Barbarian, regarding where evolution gets purpose and direction:
Same place gravity gets its purpose and direction.
Selecting which genes will be available in the next generation for further evolution seem like a pretty creative thing.
Genes still need to be designed and developed.
Never saw anything designed in nature. Humans sometimes design genes, but they never seem to work as well as the ones God did naturally.
Designing a gene requires taking an existing gene and modifying it to some specified purpose. The natural way is for an existing gene, usually a duplicate of the original, to mutate repeatedly in the population, each time being preserved or removed by natural selection. At some point, it might become useful in a new way. Mostly, it doesn't, and just becomes yet another functional allele of the gene. That's why we have so many allles for each gene, even though we all came from a single pair of humans. The rest evolved over time. But not by design; God is a lot better than that.
Did the way that any of us lived our younger years impact the genes that we are passing to our offspring?
Maybe, but usually, just random variation happens. You have quite a number of mutations neither of your parents had.
Barbarian observes:
None of this has anything at all to do with atheism. God just did a much better job of creation than creationists are willing to admit.
Conventional science talks about "junk DNA"
Mostly, creationists do. The scientific term is "non-coding DNA." Some of it is junk; experiments in animals and plants show that huge stretches of non-coding DNA can be lost without noticable effect on the organism. But as far back as the 1960s, scientists were finding that some non-coding DNA has other functions. The problem is that creationists seem to think that if any of it is junk, then all of it has to be junk. That's not the case.
that appears to have no purpose. Could it be that the Intelligent Designer placed "dormant genes" into the genetic code that would express themselves in later generations?
No, it's more basic than that. He created, over millions of years, a genetic system that had built into it, the potential for almost limitless variety.

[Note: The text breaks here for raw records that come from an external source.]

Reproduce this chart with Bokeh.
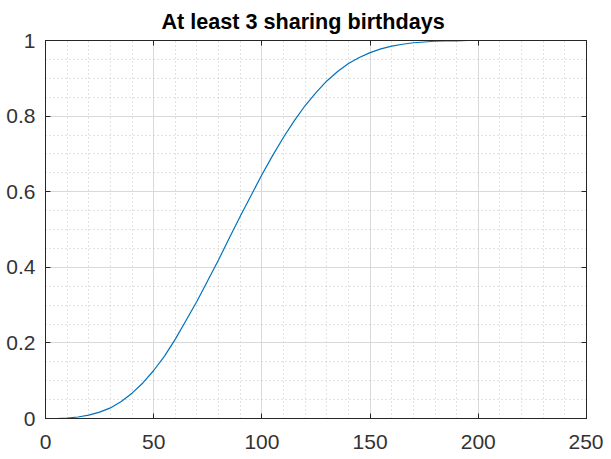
from bokeh.plotting import figure
from bokeh.models import FixedTicker, LinearAxis, Range1d, CustomJSTickFormatter
from bokeh.embed import file_html
from bokeh.resources import INLINE

# ---- data ----
group_size = [1, 5, 10, 15, 20, 25, 30, 35, 40, 45, 50, 55, 60, 65, 70, 75, 80,
              85, 90, 95, 100, 105, 110, 115, 120, 125, 130, 135, 140, 145, 150,
              155, 160, 165, 170, 175, 180, 185, 190, 195, 200, 205, 210, 215, 220]
p_three = [0.0, 0.0, 0.001, 0.004, 0.009, 0.017, 0.028, 0.045, 0.067, 0.094,
           0.127, 0.165, 0.21, 0.26, 0.31, 0.365, 0.42, 0.478, 0.535, 0.59,
           0.645, 0.696, 0.744, 0.788, 0.828, 0.862, 0.893, 0.918, 0.939, 0.955,
           0.968, 0.978, 0.985, 0.990, 0.994, 0.996, 0.998, 0.999, 0.999, 1.0,
           1.0, 1.0, 1.0, 1.0, 1.0]

x_ticks = [0, 50, 100, 150, 200, 250]
x_minor_ticks = list(range(0, 251, 10))
y_ticks = [0, 0.2, 0.4, 0.6, 0.8, 1]
y_tick_labels = ["0", "0.2", "0.4", "0.6", "0.8", "1"]
y_minor_ticks = [round(i * 0.05, 2) for i in range(21)]
title_text = "At least 3 sharing birthdays"

AX = "#262626"
FONT = "Liberation Sans"

p = figure(width=603, height=451,
           x_range=Range1d(0, 250), y_range=Range1d(0, 1),
           output_backend="svg", toolbar_location=None,
           min_border_left=45, min_border_right=17,
           min_border_top=38, min_border_bottom=30,
           background_fill_color="white", border_fill_color="white",
           outline_line_color=AX, outline_line_alpha=1.0)

p.title.text = title_text
p.title.align = "left"
p.title.offset = 116
p.title.standoff = 13
p.title.text_font = FONT
p.title.text_font_size = "21.6px"
p.title.text_font_style = "bold"
p.title.text_color = "black"

p.xaxis.ticker = FixedTicker(ticks=x_ticks, minor_ticks=x_minor_ticks)
p.yaxis.ticker = FixedTicker(ticks=y_ticks, minor_ticks=y_minor_ticks)
p.yaxis.major_label_overrides = dict(zip(y_ticks, y_tick_labels))

for ax in (p.xaxis[0], p.yaxis[0]):
    ax.axis_line_color = AX
    ax.major_tick_line_color = AX
    ax.major_tick_in = 5
    ax.major_tick_out = 0
    ax.minor_tick_in = 0
    ax.minor_tick_out = 0
    ax.major_label_text_font = FONT
    ax.major_label_text_font_size = "21px"
    ax.major_label_text_color = "#333333"
p.xaxis.major_label_standoff = 16
p.xaxis.major_label_text_line_height = 0.5
p.yaxis.major_label_standoff = 10

# box ticks on top and right
blank = CustomJSTickFormatter(code="return ''")
top = LinearAxis(ticker=FixedTicker(ticks=x_ticks), formatter=blank,
                 major_label_text_font_size="1px", major_label_standoff=0,
                 major_tick_in=5, major_tick_out=0, minor_tick_in=0, minor_tick_out=0,
                 axis_line_color=AX, major_tick_line_color=AX)
right = LinearAxis(ticker=FixedTicker(ticks=y_ticks), formatter=blank,
                   major_label_text_font_size="1px", major_label_standoff=0,
                   major_tick_in=5, major_tick_out=0, minor_tick_in=0, minor_tick_out=0,
                   axis_line_color=AX, major_tick_line_color=AX)
p.add_layout(top, "above")
p.add_layout(right, "right")

p.grid.grid_line_color = "#d9d9d9"
p.grid.grid_line_alpha = 1.0
p.grid.minor_grid_line_color = "#c4c4c4"
p.grid.minor_grid_line_dash = "1 3"

p.line(group_size, p_three, line_color="#0072BD", line_width=1.2)

open("out.html", "w").write(file_html(p, INLINE))
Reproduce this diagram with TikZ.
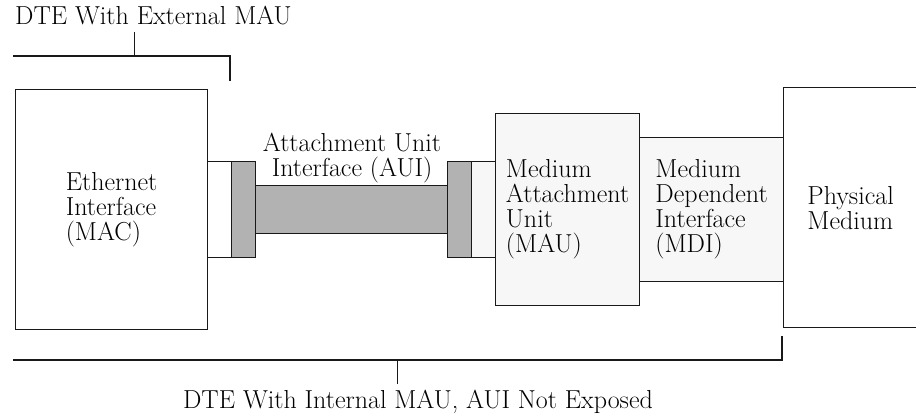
\documentclass[tikz,border=0pt]{standalone}
\begin{document}
\begin{tikzpicture}[x=1pt, y=-1pt,
  part/.style={draw=black!90, line width=1.2pt, inner sep=0pt, anchor=north west, fill=white},
  light/.style={part, fill=black!3},
  plug/.style={part, fill=black!30},
  lbl/.style={font=\fontsize{26}{25}\selectfont, align=left, inner sep=0pt},
  rule/.style={draw=black!90, line width=1.2pt},
  tick/.style={draw=black!90, line width=1pt}]
\clip (0,0) rectangle (916,414);

% station side
\node[part, minimum width=192pt, minimum height=240pt] (mac) at (15,89) {};
\node[part, minimum width=24pt, minimum height=96pt] (lsock) at (207,161) {};
\node[plug, minimum width=24pt, minimum height=96pt] (lflange) at (231,161) {};
% AUI cable
\node[plug, minimum width=192pt, minimum height=48pt] (cable) at (255,185) {};
\node[plug, minimum width=24pt, minimum height=96pt] (rflange) at (447,161) {};
\node[light, minimum width=24pt, minimum height=96pt] (rsock) at (471,161) {};
% transceiver and medium
\node[light, minimum width=144pt, minimum height=192pt] (mau) at (495,113) {};
\node[light, minimum width=144pt, minimum height=144pt] (mdi) at (639,137) {};
\node[part, minimum width=136pt, minimum height=240pt] (phys) at (783,87) {};

% box labels
\node[lbl] (macl) at (mac.center) {Ethernet\\Interface\\(MAC)};
\node[lbl, align=center] (auil) at (352,158.5) {Attachment Unit\\Interface (AUI)};
\node[lbl] (maul) at (mau.center) {Medium\\Attachment\\Unit\\(MAU)};
\node[lbl] (mdil) at (mdi.center) {Medium\\Dependent\\Interface\\(MDI)};
\node[lbl] (physl) at ([xshift=-1pt]phys.center) {Physical\\Medium};

% bracket: DTE with external MAU
\node[lbl, anchor=base west] (extl) at (15,25) {DTE With External MAU};
\coordinate (extA) at (13,56);
\coordinate (extB) at (230,56);
\coordinate (extC) at (230,81);
\coordinate (extT) at (134,56);
\coordinate (extU) at (134,32);
\draw[rule] (extA) -- (extB) -- (extC);
\draw[tick] (extT) -- (extU);

% bracket: DTE with internal MAU
\node[lbl, anchor=base] (intl) at (418,408) {DTE With Internal MAU, AUI Not Exposed};
\coordinate (intA) at (13,360);
\coordinate (intB) at (782,360);
\coordinate (intC) at (782,336);
\coordinate (intT) at (397,360);
\coordinate (intU) at (397,384);
\draw[rule] (intA) -- (intB) -- (intC);
\draw[tick] (intT) -- (intU);
\end{tikzpicture}
\end{document}
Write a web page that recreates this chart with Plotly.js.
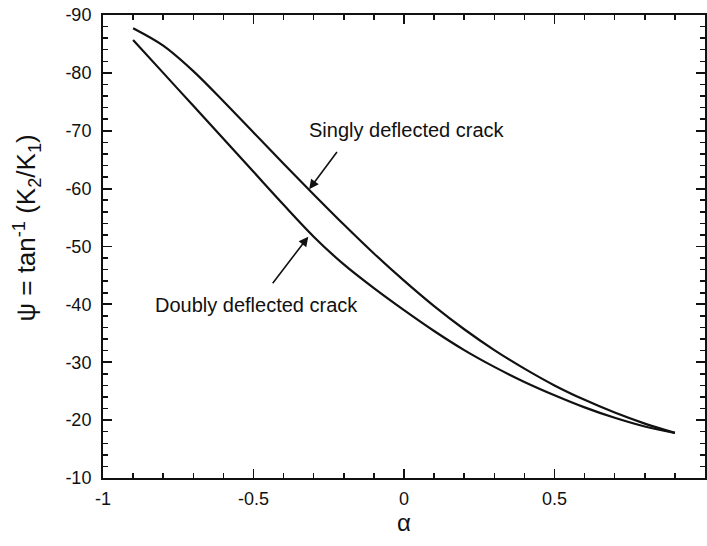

The system can actually build new genes out of old genetic material, including non-coding DNA.
He uses nature for most things in this world, and that's a good example.
There's excellent evidence for the innate variability of DNA, and for the evolution of new alleles in the system He created.
The genome of the single-cell amoeba is 100+x times larger than the human genome. How did that happen?
Gene duplication. Amoebae vary a lot in the amount of DNA, depending on the kind it is. They aren't a single taxon, but are found in various lines of unicellular eukaryotes, and many are quite distantly related to each other. Unless duplication results in duplicated chromosomes, it doesn't usually cause any problems. Usually.